WHAT YOU ARE ASKED TO DO | Output the material below in full, exactly as it is.

(Plotting code records)
_ _ _

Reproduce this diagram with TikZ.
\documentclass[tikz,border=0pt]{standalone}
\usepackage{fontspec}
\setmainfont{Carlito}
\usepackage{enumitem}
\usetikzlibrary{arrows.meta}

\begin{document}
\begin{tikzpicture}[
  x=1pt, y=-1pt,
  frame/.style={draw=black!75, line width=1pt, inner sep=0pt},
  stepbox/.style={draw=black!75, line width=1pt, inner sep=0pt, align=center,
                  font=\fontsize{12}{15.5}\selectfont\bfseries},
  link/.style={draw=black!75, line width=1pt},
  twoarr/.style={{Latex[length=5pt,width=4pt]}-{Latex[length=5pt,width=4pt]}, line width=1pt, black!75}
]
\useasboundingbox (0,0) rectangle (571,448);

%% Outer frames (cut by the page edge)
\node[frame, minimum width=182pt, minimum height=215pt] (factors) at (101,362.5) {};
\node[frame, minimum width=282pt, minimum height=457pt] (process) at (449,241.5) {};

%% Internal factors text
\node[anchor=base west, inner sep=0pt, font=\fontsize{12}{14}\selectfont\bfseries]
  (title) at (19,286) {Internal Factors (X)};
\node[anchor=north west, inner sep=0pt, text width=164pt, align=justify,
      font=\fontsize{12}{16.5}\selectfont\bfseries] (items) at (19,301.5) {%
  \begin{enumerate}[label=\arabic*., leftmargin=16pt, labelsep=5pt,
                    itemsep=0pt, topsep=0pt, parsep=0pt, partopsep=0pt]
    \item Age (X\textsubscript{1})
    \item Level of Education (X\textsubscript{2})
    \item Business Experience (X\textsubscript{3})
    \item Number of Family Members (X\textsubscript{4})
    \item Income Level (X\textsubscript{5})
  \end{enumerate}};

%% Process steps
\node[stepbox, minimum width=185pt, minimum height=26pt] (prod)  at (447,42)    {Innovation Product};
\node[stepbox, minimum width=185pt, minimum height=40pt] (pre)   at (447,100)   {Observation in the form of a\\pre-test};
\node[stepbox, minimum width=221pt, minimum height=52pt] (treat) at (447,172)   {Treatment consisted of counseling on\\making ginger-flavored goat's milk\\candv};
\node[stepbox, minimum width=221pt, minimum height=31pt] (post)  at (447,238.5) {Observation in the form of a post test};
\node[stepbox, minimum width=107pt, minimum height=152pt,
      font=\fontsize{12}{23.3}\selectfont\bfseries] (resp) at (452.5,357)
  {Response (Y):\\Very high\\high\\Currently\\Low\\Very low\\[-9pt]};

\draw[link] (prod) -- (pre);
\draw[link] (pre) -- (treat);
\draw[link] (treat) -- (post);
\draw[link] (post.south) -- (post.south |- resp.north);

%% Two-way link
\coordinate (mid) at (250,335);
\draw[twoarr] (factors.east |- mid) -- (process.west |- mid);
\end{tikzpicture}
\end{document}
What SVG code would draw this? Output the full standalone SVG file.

_ _ _

COMPLETE RESPONSE |
Reproduce this diagram with TikZ.
\documentclass[tikz,border=0pt]{standalone}
\usepackage{fontspec}
\setmainfont{Carlito}
\usepackage{enumitem}
\usetikzlibrary{arrows.meta}

\begin{document}
\begin{tikzpicture}[
  x=1pt, y=-1pt,
  frame/.style={draw=black!75, line width=1pt, inner sep=0pt},
  stepbox/.style={draw=black!75, line width=1pt, inner sep=0pt, align=center,
                  font=\fontsize{12}{15.5}\selectfont\bfseries},
  link/.style={draw=black!75, line width=1pt},
  twoarr/.style={{Latex[length=5pt,width=4pt]}-{Latex[length=5pt,width=4pt]}, line width=1pt, black!75}
]
\useasboundingbox (0,0) rectangle (571,448);

%% Outer frames (cut by the page edge)
\node[frame, minimum width=182pt, minimum height=215pt] (factors) at (101,362.5) {};
\node[frame, minimum width=282pt, minimum height=457pt] (process) at (449,241.5) {};

%% Internal factors text
\node[anchor=base west, inner sep=0pt, font=\fontsize{12}{14}\selectfont\bfseries]
  (title) at (19,286) {Internal Factors (X)};
\node[anchor=north west, inner sep=0pt, text width=164pt, align=justify,
      font=\fontsize{12}{16.5}\selectfont\bfseries] (items) at (19,301.5) {%
  \begin{enumerate}[label=\arabic*., leftmargin=16pt, labelsep=5pt,
                    itemsep=0pt, topsep=0pt, parsep=0pt, partopsep=0pt]
    \item Age (X\textsubscript{1})
    \item Level of Education (X\textsubscript{2})
    \item Business Experience (X\textsubscript{3})
    \item Number of Family Members (X\textsubscript{4})
    \item Income Level (X\textsubscript{5})
  \end{enumerate}};

%% Process steps
\node[stepbox, minimum width=185pt, minimum height=26pt] (prod)  at (447,42)    {Innovation Product};
\node[stepbox, minimum width=185pt, minimum height=40pt] (pre)   at (447,100)   {Observation in the form of a\\pre-test};
\node[stepbox, minimum width=221pt, minimum height=52pt] (treat) at (447,172)   {Treatment consisted of counseling on\\making ginger-flavored goat's milk\\candv};
\node[stepbox, minimum width=221pt, minimum height=31pt] (post)  at (447,238.5) {Observation in the form of a post test};
\node[stepbox, minimum width=107pt, minimum height=152pt,
      font=\fontsize{12}{23.3}\selectfont\bfseries] (resp) at (452.5,357)
  {Response (Y):\\Very high\\high\\Currently\\Low\\Very low\\[-9pt]};

\draw[link] (prod) -- (pre);
\draw[link] (pre) -- (treat);
\draw[link] (treat) -- (post);
\draw[link] (post.south) -- (post.south |- resp.north);

%% Two-way link
\coordinate (mid) at (250,335);
\draw[twoarr] (factors.east |- mid) -- (process.west |- mid);
\end{tikzpicture}
\end{document}
What SVG code would draw this? Output the full standalone SVG file.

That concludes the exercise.